I survived catholic school taught by actual nuns and now nothing scares me. Except ghosts…of nuns
Me to my kid: Don’t play with the fruits, don’t use swear words
Also me: drops the apples held in my hands, exclaims “oh hell”
Look, if you need a heimlich, just ask me nicely, enough of this flapping your arms and making faces shit.
Don’t worry if she spells out “I’m fine!” in lighter fluid on your front lawn, but if she lights it… she is definitely lying.
EARTH: Goodnight Moon
MOON: Goodnight Earth
EARTH: Come closer and give me a kiss
MOON: Okay
{millions perish in massive tidal wave}
I have nothing positive to report.
Except that roadside drug test.
[sips martini] *sigh* [sips margarita] Now THIS ONE is delicious!

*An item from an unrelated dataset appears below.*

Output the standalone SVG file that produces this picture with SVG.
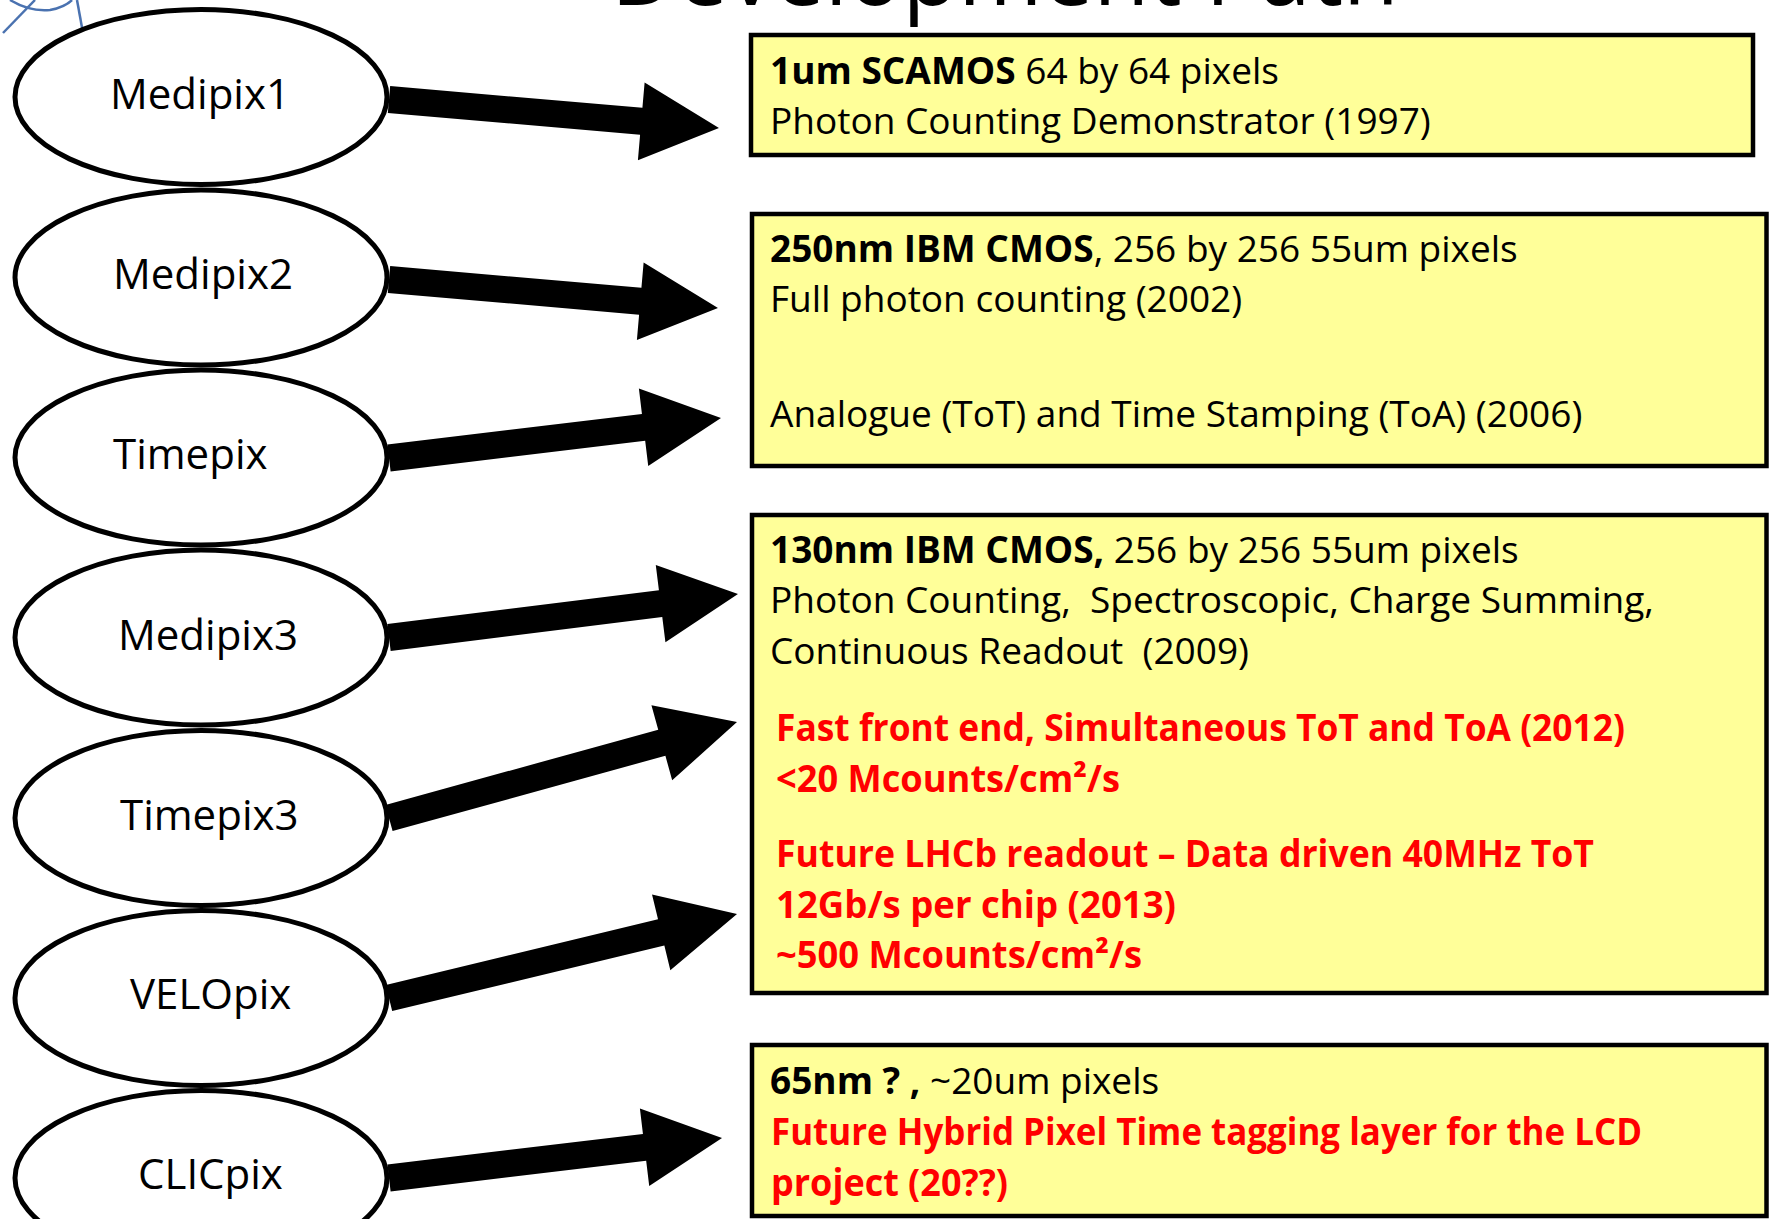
<svg xmlns="http://www.w3.org/2000/svg" width="1772" height="1219" viewBox="0 0 1772 1219">
<style>
.node ellipse{fill:#fff;stroke:#000;stroke-width:5}
.lbl{font-family:"Open Sans","Liberation Sans",sans-serif;font-size:42px;fill:#000}
.box rect{fill:#FFFF99;stroke:#000;stroke-width:4.5}
.t{font-family:"Open Sans","Liberation Sans",sans-serif;font-size:37px;fill:#000}
.b{font-weight:bold}
.r{fill:#FF0000;font-weight:bold}
.arrows polygon{fill:#000}
.title{font-family:"Open Sans","Liberation Sans",sans-serif;font-size:91px;fill:#000}
</style>
<g id="logo" fill="none" stroke="#4A72B0" stroke-width="2.5">
<path d="M10,0 Q30,12 50,10 Q65,7 72,0"/>
<line x1="3" y1="33" x2="35" y2="0"/>
<line x1="77" y1="0" x2="83" y2="33"/>
</g>
<text class="title" x="1005" y="5" text-anchor="middle">Development Path</text>
<g id="n-medipix1" class="node"><ellipse cx="201" cy="97" rx="186" ry="87.5"/><text class="lbl" x="110" y="109">Medipix1</text></g>
<g id="n-medipix2" class="node"><ellipse cx="201" cy="277.5" rx="186" ry="87.5"/><text class="lbl" x="113" y="289">Medipix2</text></g>
<g id="n-timepix" class="node"><ellipse cx="201" cy="457.5" rx="186" ry="87.5"/><text class="lbl" x="113" y="469">Timepix</text></g>
<g id="n-medipix3" class="node"><ellipse cx="201" cy="637.5" rx="186" ry="87.5"/><text class="lbl" x="118" y="650">Medipix3</text></g>
<g id="n-timepix3" class="node"><ellipse cx="201" cy="818" rx="186" ry="87.5"/><text class="lbl" x="120" y="830">Timepix3</text></g>
<g id="n-velopix" class="node"><ellipse cx="201" cy="998" rx="186" ry="87.5"/><text class="lbl" x="130" y="1009">VELOpix</text></g>
<g id="n-clicpix" class="node"><ellipse cx="201" cy="1178" rx="186" ry="87.5"/><text class="lbl" x="138" y="1189">CLICpix</text></g>
<g id="connectors" class="arrows">
<polygon transform="translate(389,99.5) rotate(4.936)" points="0,-13.5 253.2,-13.5 253.2,-39 331.2,0 253.2,39 253.2,13.5 0,13.5"/>
<polygon transform="translate(389,279.5) rotate(4.951)" points="0,-13.5 252.2,-13.5 252.2,-39 330.2,0 252.2,39 252.2,13.5 0,13.5"/>
<polygon transform="translate(389,458) rotate(-6.870)" points="0,-13.5 256.4,-13.5 256.4,-39 334.4,0 256.4,39 256.4,13.5 0,13.5"/>
<polygon transform="translate(389,637.5) rotate(-7.105)" points="0,-13.5 273.7,-13.5 273.7,-39 351.7,0 273.7,39 273.7,13.5 0,13.5"/>
<polygon transform="translate(389,818) rotate(-15.422)" points="0,-13.5 283,-13.5 283,-39 361,0 283,39 283,13.5 0,13.5"/>
<polygon transform="translate(389,998) rotate(-13.570)" points="0,-13.5 280,-13.5 280,-39 358,0 280,39 280,13.5 0,13.5"/>
<polygon transform="translate(389,1178) rotate(-6.850)" points="0,-13.5 257.4,-13.5 257.4,-39 335.4,0 257.4,39 257.4,13.5 0,13.5"/>
</g>
<g id="box-1" class="box">
<rect x="751" y="35" width="1002" height="120"/>
<text class="t" x="770" y="84"><tspan class="b">1um SCAMOS</tspan> 64 by 64 pixels</text>
<text class="t" x="770" y="134">Photon Counting Demonstrator (1997)</text>
</g>
<g id="box-2" class="box">
<rect x="752" y="214" width="1014.5" height="252"/>
<text class="t" x="770" y="262"><tspan class="b">250nm IBM CMOS</tspan>, 256 by 256 55um pixels</text>
<text class="t" x="770" y="312">Full photon counting (2002)</text>
<text class="t" x="770" y="427">Analogue (ToT) and Time Stamping (ToA) (2006)</text>
</g>
<g id="box-3" class="box">
<rect x="752" y="515" width="1014.5" height="478"/>
<text class="t" x="770" y="563"><tspan class="b">130nm IBM CMOS,</tspan> 256 by 256 55um pixels</text>
<text class="t" x="770" y="613" xml:space="preserve">Photon Counting,  Spectroscopic, Charge Summing,</text>
<text class="t" x="770" y="664" xml:space="preserve">Continuous Readout  (2009)</text>
<text class="t r" x="776" y="741" textLength="849" lengthAdjust="spacingAndGlyphs">Fast front end, Simultaneous ToT and ToA (2012)</text>
<text class="t r" x="776" y="792" textLength="344" lengthAdjust="spacingAndGlyphs">&lt;20 Mcounts/cm²/s</text>
<text class="t r" x="776" y="867" textLength="818" lengthAdjust="spacingAndGlyphs">Future LHCb readout – Data driven 40MHz ToT</text>
<text class="t r" x="776" y="918" textLength="400" lengthAdjust="spacingAndGlyphs">12Gb/s per chip (2013)</text>
<text class="t r" x="776" y="968" textLength="366" lengthAdjust="spacingAndGlyphs">~500 Mcounts/cm²/s</text>
</g>
<g id="box-4" class="box">
<rect x="752" y="1045" width="1014.5" height="171"/>
<text class="t" x="770" y="1094"><tspan class="b">65nm ? ,</tspan> ~20um pixels</text>
<text class="t r" x="771" y="1145" textLength="871" lengthAdjust="spacingAndGlyphs">Future Hybrid Pixel Time tagging layer for the LCD</text>
<text class="t r" x="771" y="1196" textLength="237" lengthAdjust="spacingAndGlyphs">project (20??)</text>
</g>
</svg>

Waiter: Ma’am, you can’t try drinks on other tables. Please sit down.
me: I’d like to buy that giraffe
zookeeper: I can’t do that, sir
me: [slips him a coupon for a free giraffe] how about now?

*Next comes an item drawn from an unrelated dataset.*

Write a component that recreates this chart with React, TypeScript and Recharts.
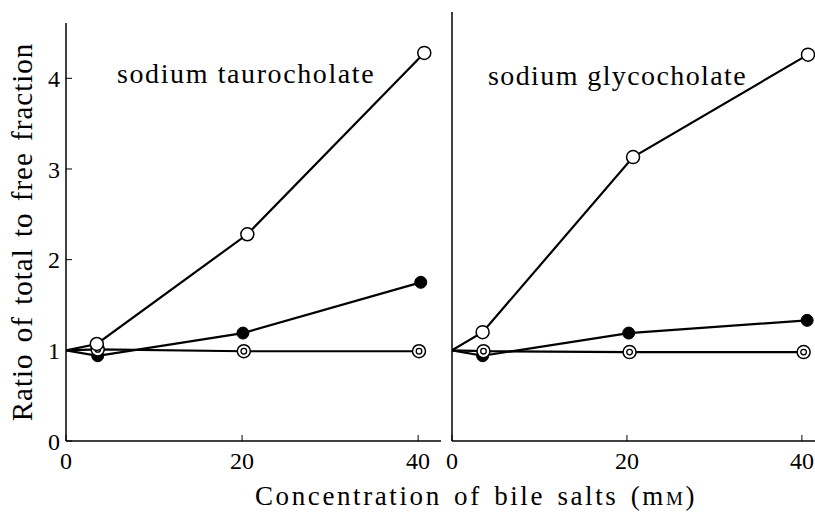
import React from "react";
import { LineChart, Line, XAxis, YAxis } from "recharts";

// sodium taurocholate
const tauroOpenX = [0, 3.5, 20.6, 40.7];
const tauroOpenY = [1, 1.07, 2.28, 4.28];
const tauroFilledX = [0, 3.6, 20.1, 40.3];
const tauroFilledY = [1, 0.94, 1.19, 1.75];
const tauroDoubleX = [0, 3.6, 20.2, 40.1];
const tauroDoubleY = [1, 1.01, 0.99, 0.99];

// sodium glycocholate
const glycoOpenX = [0, 3.5, 20.7, 40.7];
const glycoOpenY = [1, 1.2, 3.13, 4.26];
const glycoFilledX = [0, 3.5, 20.2, 40.6];
const glycoFilledY = [1, 0.94, 1.19, 1.33];
const glycoDoubleX = [0, 3.6, 20.3, 40.2];
const glycoDoubleY = [1, 0.99, 0.98, 0.98];

const yTicks = [0, 1, 2, 3, 4];
const xTicks = [0, 20, 40];

const panelTitles = ["sodium taurocholate", "sodium glycocholate"];
const yTitle = "Ratio of total to free fraction";

const SERIF = "Times New Roman";

const pairs = (xs: number[], ys: number[]) => xs.map((x, i) => ({ x, y: ys[i] }));

const OpenDot = (p: any) =>
  p.index === 0 ? <g key={p.key} /> : (
    <circle key={p.key} cx={p.cx} cy={p.cy} r={6.5} fill="#fff" stroke="#000" strokeWidth={1.5} />
  );

const FilledDot = (p: any) =>
  p.index === 0 ? <g key={p.key} /> : (
    <circle key={p.key} cx={p.cx} cy={p.cy} r={6} fill="#000" stroke="#000" strokeWidth={1} />
  );

const DoubleDot = (p: any) =>
  p.index === 0 ? <g key={p.key} /> : (
    <g key={p.key}>
      <circle cx={p.cx} cy={p.cy} r={6.5} fill="#fff" stroke="#000" strokeWidth={1.5} />
      <circle cx={p.cx} cy={p.cy} r={2.8} fill="#fff" stroke="#000" strokeWidth={1.3} />
    </g>
  );

const tickStyle = { fill: "#000", fontSize: 24, fontFamily: SERIF };

function Panel(props: {
  width: number;
  top: number;
  right: number;
  yWidth: number;
  yMax: number;
  xMax: number;
  showY: boolean;
  series: { x: number[]; y: number[] }[];
}) {
  const { width, top, right, yWidth, yMax, xMax, showY, series } = props;
  const dots = [FilledDot, DoubleDot, OpenDot];
  return (
    <LineChart width={width} height={513} margin={{ top, right, left: 0, bottom: 0 }}>
      <XAxis
        type="number"
        dataKey="x"
        domain={[0, xMax]}
        ticks={xTicks}
        allowDataOverflow
        height={72}
        stroke="#000"
        axisLine={{ stroke: "#000", strokeWidth: 1.5 }}
        tickLine={{ stroke: "#000", strokeWidth: 1 }}
        tickSize={-6}
        tickMargin={17}
        tick={tickStyle}
      />
      <YAxis
        type="number"
        dataKey="y"
        domain={[0, yMax]}
        ticks={yTicks}
        allowDataOverflow
        width={yWidth}
        axisLine={{ stroke: "#000", strokeWidth: 1.5 }}
        tickLine={{ stroke: "#000", strokeWidth: 1 }}
        tickSize={-6}
        tickMargin={12}
        tick={showY ? tickStyle : false}
      />
      {series.map((s, i) => (
        <Line
          key={i}
          data={pairs(s.x, s.y)}
          dataKey="y"
          type="linear"
          stroke="#000"
          strokeWidth={2.2}
          dot={dots[i]}
          activeDot={false}
          isAnimationActive={false}
        />
      ))}
    </LineChart>
  );
}

export default function App() {
  return (
    <div style={{ position: "absolute", left: 0, top: 0, width: 815, height: 513, background: "#fff" }}>
      <svg width={815} height={513} style={{ position: "absolute", left: 0, top: 0 }}>
        <text x={117} y={83} fontSize={28} fontFamily={SERIF} letterSpacing={1.6} fill="#000">
          {panelTitles[0]}
        </text>
        <text x={488} y={85} fontSize={28} fontFamily={SERIF} letterSpacing={1.4} fill="#000">
          {panelTitles[1]}
        </text>
        <text
          transform="translate(32, 232) rotate(-90)"
          textAnchor="middle"
          fontSize={29}
          fontFamily={SERIF}
          letterSpacing={1}
          wordSpacing={3}
          fill="#000"
        >
          {yTitle}
        </text>
        <text x={255} y={505} fontSize={27} fontFamily={SERIF} letterSpacing={2.6} wordSpacing={3} fill="#000">
          Concentration of bile salts (m<tspan fontSize={19}>M</tspan>)
        </text>
      </svg>
      <div style={{ position: "absolute", left: 0, top: 0 }}>
        <Panel
          width={445}
          top={23}
          right={4}
          yWidth={66}
          yMax={4.61}
          xMax={42.6}
          showY
          series={[
            { x: tauroFilledX, y: tauroFilledY },
            { x: tauroDoubleX, y: tauroDoubleY },
            { x: tauroOpenX, y: tauroOpenY },
          ]}
        />
      </div>
      <div style={{ position: "absolute", left: 445, top: 0 }}>
        <Panel
          width={370}
          top={12}
          right={0}
          yWidth={7}
          yMax={4.73}
          xMax={41.5}
          showY={false}
          series={[
            { x: glycoFilledX, y: glycoFilledY },
            { x: glycoDoubleX, y: glycoDoubleY },
            { x: glycoOpenX, y: glycoOpenY },
          ]}
        />
      </div>
    </div>
  );
}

Zookeeper: don’t be ridiculous. this is only valid on Wednesdays
My very religious-minded FB friend posted that she and her daughter were going to Netflix and chill today. I don’t have the heart to tell her.

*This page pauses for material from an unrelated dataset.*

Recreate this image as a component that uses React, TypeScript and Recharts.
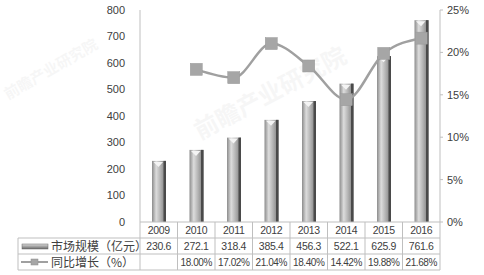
import { ComposedChart, Bar, Line, XAxis, YAxis } from 'recharts'

// 市场规模 (亿元) and 同比增长 (%) by year
const years = ['2009', '2010', '2011', '2012', '2013', '2014', '2015', '2016']
const marketSize = [230.6, 272.1, 318.4, 385.4, 456.3, 522.1, 625.9, 761.6]
const growth: (number | null)[] = [null, 18.0, 17.02, 21.04, 18.4, 14.42, 19.88, 21.68]
const leftTicks = [0, 100, 200, 300, 400, 500, 600, 700, 800]
const rightTicks = [0, 5, 10, 15, 20, 25]
const sizeLabel = '市场规模（亿元）'
const growthLabel = '同比增长（%）'

const data = years.map((year, i) => ({ year, size: marketSize[i], growth: growth[i] }))

const W = 484
const H = 275
const PLOT_LEFT = 140
const PLOT_RIGHT = 440
const TABLE_TOP = 222
const ROW = 16
const COL = (PLOT_RIGHT - PLOT_LEFT) / years.length
const GRID = '#bfbfbf'
const TXT = '#404040'
const FONT = '"Liberation Sans", "Noto Sans CJK SC", sans-serif'
const CJK = '"Noto Sans CJK SC", sans-serif'

const TableTick = (props: any) => {
  const { x, payload } = props
  const i = payload.index
  const pct = growth[i]
  const r1 = TABLE_TOP + ROW
  const r2 = TABLE_TOP + ROW * 2
  const r3 = TABLE_TOP + ROW * 3
  return (
    <g fontFamily={FONT} fontSize={10.5} fill={TXT} letterSpacing={-0.3}>
      {i === 0 && (
        <g>
          <line x1={PLOT_LEFT} y1={TABLE_TOP} x2={PLOT_LEFT} y2={r3} stroke={GRID} />
          <line x1={18} y1={r1} x2={18} y2={r3} stroke={GRID} />
          <line x1={18} y1={r1} x2={PLOT_RIGHT} y2={r1} stroke={GRID} />
          <line x1={18} y1={r2} x2={PLOT_RIGHT} y2={r2} stroke={GRID} />
          <line x1={18} y1={r3} x2={PLOT_RIGHT} y2={r3} stroke={GRID} />
          {/* legend: bar */}
          <rect x={22} y={r1 + 6} width={26} height={5} fill="url(#barH)" stroke="#666" strokeWidth={0.5} />
          <text x={51} y={r1 + 12.5} fontFamily={CJK} fontSize={12} letterSpacing={0} stroke="none">{sizeLabel}</text>
          {/* legend: line */}
          <line x1={21} y1={r2 + 8} x2={48} y2={r2 + 8} stroke="#a0a0a0" strokeWidth={2} />
          <rect x={31} y={r2 + 5} width={7} height={6} fill="#a6a6a6" stroke="#8c8c8c" strokeWidth={0.5} />
          <text x={51} y={r2 + 12.5} fontFamily={CJK} fontSize={12} letterSpacing={0} stroke="none">{growthLabel}</text>
        </g>
      )}
      <line x1={x + COL / 2} y1={TABLE_TOP} x2={x + COL / 2} y2={r3} stroke={GRID} />
      <text x={x} y={TABLE_TOP + 12} textAnchor="middle" stroke="none">{payload.value}</text>
      <text x={x} y={r1 + 12} textAnchor="middle" stroke="none">{marketSize[i].toFixed(1)}</text>
      {pct != null && (
        <text x={x} y={r2 + 12} textAnchor="middle" fontSize={10} letterSpacing={-0.4} stroke="none">{pct.toFixed(2)}%</text>
      )}
    </g>
  )
}

const CylinderBar = (props: any) => {
  const { x, y, width, height } = props
  if (!height) return null
  return (
    <g>
      <rect x={x} y={y} width={width} height={height} fill="url(#barV)" />
      <rect x={x + width - 2.5} y={y} width={2.5} height={height} fill="#4a4a4a" />
      <polygon
        points={`${x + 1.5},${y + 1} ${x + width - 3},${y + 1} ${x + width / 2 - 0.5},${y + 6}`}
        fill="#f4f4f4"
      />
    </g>
  )
}

const SquareDot = (props: any) => {
  const { cx, cy } = props
  if (cx == null || cy == null || props.value == null) return null
  return <rect x={cx - 6} y={cy - 6} width={12} height={12} fill="#a6a6a6" stroke="#999" strokeWidth={0.5} />
}

const Watermark = ({ x, y, rot, size }: { x: number; y: number; rot: number; size: number }) => (
  <text
    x={x}
    y={y}
    transform={`rotate(${rot} ${x} ${y})`}
    fontFamily={CJK}
    fontSize={size}
    fontWeight={700}
    fill="#000"
    opacity={0.03}
  >
    前瞻产业研究院
  </text>
)

export default function App() {
  return (
    <div style={{ position: 'absolute', left: 0, top: 0, width: W, height: H, background: '#fff' }}>
      <svg width={W} height={H} style={{ position: 'absolute', left: 0, top: 0 }}>
        <Watermark x={8} y={100} rot={-30} size={15} />
        <Watermark x={200} y={140} rot={-28} size={24} />
      </svg>
      <ComposedChart
        width={W}
        height={H}
        data={data}
        margin={{ top: 10, right: 0, bottom: 0, left: 100 }}
        style={{ position: 'absolute', left: 0, top: 0 }}
      >
        <defs>
          <linearGradient id="barV" x1="0" y1="0" x2="1" y2="0">
            <stop offset="0%" stopColor="#8c8c8c" />
            <stop offset="30%" stopColor="#dcdcdc" />
            <stop offset="60%" stopColor="#b4b4b4" />
            <stop offset="100%" stopColor="#7a7a7a" />
          </linearGradient>
          <linearGradient id="barH" x1="0" y1="0" x2="0" y2="1">
            <stop offset="0%" stopColor="#dcdcdc" />
            <stop offset="100%" stopColor="#6a6a6a" />
          </linearGradient>
        </defs>
        <XAxis
          dataKey="year"
          height={53}
          interval={0}
          tickLine={false}
          axisLine={{ stroke: GRID }}
          tick={TableTick}
        />
        <YAxis
          yAxisId="left"
          width={40}
          domain={[0, 800]}
          ticks={leftTicks}
          interval={0}
          tickLine={false}
          axisLine={{ stroke: GRID }}
          tickMargin={9}
          tick={{ fontSize: 11, fill: TXT, fontFamily: FONT }}
        />
        <YAxis
          yAxisId="right"
          orientation="right"
          width={44}
          domain={[0, 25]}
          ticks={rightTicks}
          interval={0}
          tickSize={3}
          tickLine={{ stroke: GRID }}
          axisLine={{ stroke: GRID }}
          tickMargin={4}
          tickFormatter={(v: number) => `${v}%`}
          tick={{ fontSize: 11, fill: TXT, fontFamily: FONT, textAnchor: 'start' }}
        />
        <Bar
          yAxisId="left"
          dataKey="size"
          barSize={14}
          shape={CylinderBar}
          isAnimationActive={false}
        />
        <Line
          yAxisId="right"
          dataKey="growth"
          type="monotone"
          stroke="#a0a0a0"
          strokeWidth={2.5}
          dot={SquareDot}
          activeDot={false}
          connectNulls
          isAnimationActive={false}
        />
      </ComposedChart>
    </div>
  )
}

6yo: *sprays perfume on brother’s head*
4yo: it’s ok, I like it
me:
4yo: except for the smell
[responding to trash talk during pick up basketball game] my wife has a bad back so I doubt that happened
Apparently when a trainer asks you why you want to stay in shape and you answer “revenge” it will raise a couple eyebrows.
I call my job ‘Workle’ because it usually takes me 4 to 6 tries to get anything done.
My friends have canceled our lunch plans 3 days in a row …. I’m starting to think they really don’t like lunch.
as i search desperately for my floor, panic rises in lieu of the elevator
There’s magic in the air and it’s called Wifi.
Vladimir Putin seems like the kind of guy who would fake a sneeze and flip the board over when he’s losing at Risk.
*clicks open my pocket watch with a glance before snapping it shut* as suspected I still cannot tell time
If the shoe fits, wear it. And if these shoes belong to someone else, walk away briskly.
How many calories does an audible sigh burn? Because I don’t think my Apple Watch is giving me credit for them.
There were times when there was only one set of prints in the sand, that was when I was out getting burritos
7-year-old: I won breakfast!
Me: You can’t win breakfast. You just eat it.
7: Said the loser.
13 pulled me away from my desk “to come and taste the pizza she made” and incidentally a sink full of dishes ready to wash.